The University of Texas at Austin’s affirmative action program, particularly its holistic review process, is based on the factually unsupported assumption that minority students from largely segregated schools are less qualified — and contribute less to educational diversity — than minority students who graduate from predominantly white high schools. This assumption is laden with the very stereotypes of African-American and Hispanic applicants that haunted the Jim Crow era, and “embraces the very ill that the Equal Protection Clause seeks to banish.” Fisher v. University of Texas, 758 F. 3d 633, 678 (7th Cir. 2014) (Garza, J., dissenting).

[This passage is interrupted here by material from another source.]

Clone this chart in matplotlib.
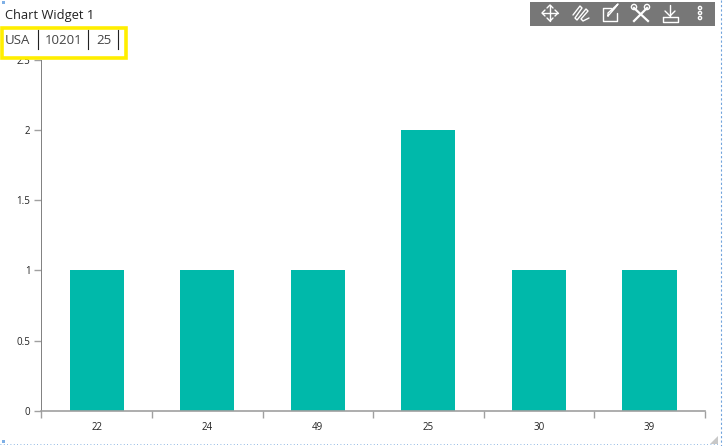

The University’s argument simply cannot be reconciled with the core purpose of affirmative action, which the United States Supreme Court has held is to promote “values beyond race alone, including enhanced classroom dialogue and the lessening of racial isolation and stereotypes.” Fisher v. University of Texas at Austin, 133 S. Ct. 2411, 2418 (2013). The University's affirmative action program is certainly not the way to stop discriminating on the basis of race. On these facts, to hold that the University’s program is narrowly tailored would be to render strict scrutiny “strict in theory but feeble in fact.” Id. at 2421. Ultimately, by abandoning a disproportionate emphasis on skin color, universities can finally begin to focus on what individuals have overcome, not what they cannot change.